begin
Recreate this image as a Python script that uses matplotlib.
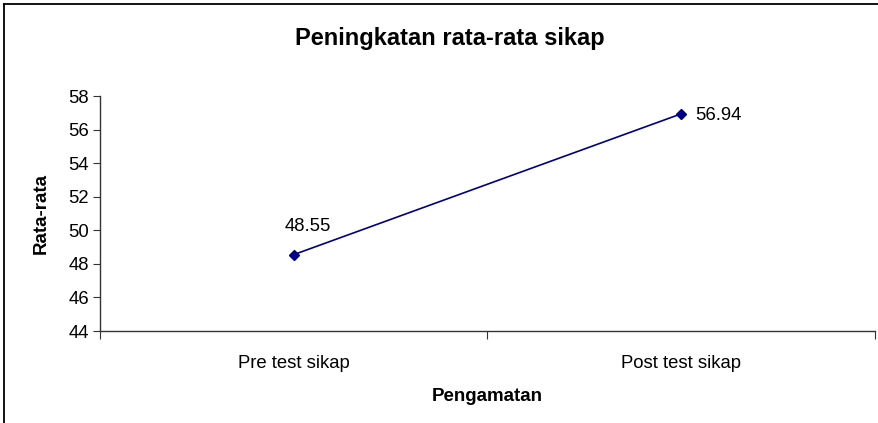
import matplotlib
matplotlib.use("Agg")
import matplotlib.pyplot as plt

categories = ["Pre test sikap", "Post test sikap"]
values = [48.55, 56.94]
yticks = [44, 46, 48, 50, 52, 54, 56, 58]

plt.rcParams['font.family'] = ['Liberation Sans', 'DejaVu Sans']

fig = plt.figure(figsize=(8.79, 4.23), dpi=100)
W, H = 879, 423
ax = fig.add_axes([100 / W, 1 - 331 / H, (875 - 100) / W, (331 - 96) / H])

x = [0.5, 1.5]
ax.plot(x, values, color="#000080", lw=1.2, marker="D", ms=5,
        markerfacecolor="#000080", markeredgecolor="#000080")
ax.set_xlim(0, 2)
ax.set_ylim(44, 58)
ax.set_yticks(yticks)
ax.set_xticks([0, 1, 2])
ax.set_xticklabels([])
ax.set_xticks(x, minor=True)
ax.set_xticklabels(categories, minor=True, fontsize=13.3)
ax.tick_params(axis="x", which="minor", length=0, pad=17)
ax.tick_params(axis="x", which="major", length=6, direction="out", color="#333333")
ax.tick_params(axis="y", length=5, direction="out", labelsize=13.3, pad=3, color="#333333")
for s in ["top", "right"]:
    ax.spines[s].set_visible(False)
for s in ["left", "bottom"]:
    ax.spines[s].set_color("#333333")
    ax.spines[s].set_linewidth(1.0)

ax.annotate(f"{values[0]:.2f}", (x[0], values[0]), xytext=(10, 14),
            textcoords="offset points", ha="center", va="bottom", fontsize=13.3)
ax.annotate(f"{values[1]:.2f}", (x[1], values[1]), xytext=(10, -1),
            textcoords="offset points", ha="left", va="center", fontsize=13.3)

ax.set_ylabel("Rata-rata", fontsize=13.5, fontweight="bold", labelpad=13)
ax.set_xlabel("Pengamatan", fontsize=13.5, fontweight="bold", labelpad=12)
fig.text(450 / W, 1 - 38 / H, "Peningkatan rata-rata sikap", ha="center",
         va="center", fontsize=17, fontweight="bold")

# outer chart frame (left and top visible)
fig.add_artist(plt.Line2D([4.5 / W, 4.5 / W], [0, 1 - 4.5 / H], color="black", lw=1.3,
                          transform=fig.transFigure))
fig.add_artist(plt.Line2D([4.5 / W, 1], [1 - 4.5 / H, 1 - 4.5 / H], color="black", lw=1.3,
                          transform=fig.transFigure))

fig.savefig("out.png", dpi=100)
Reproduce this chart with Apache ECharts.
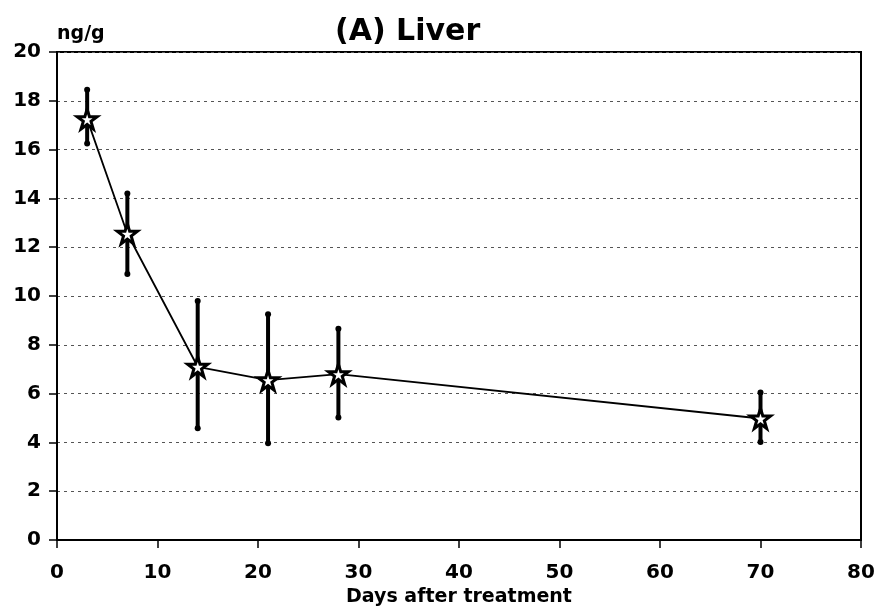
end
**Instruction:** Copy every line above that holds the word "this".

**Result below:**
Recreate this image as a Python script that uses matplotlib.
Reproduce this chart with Apache ECharts.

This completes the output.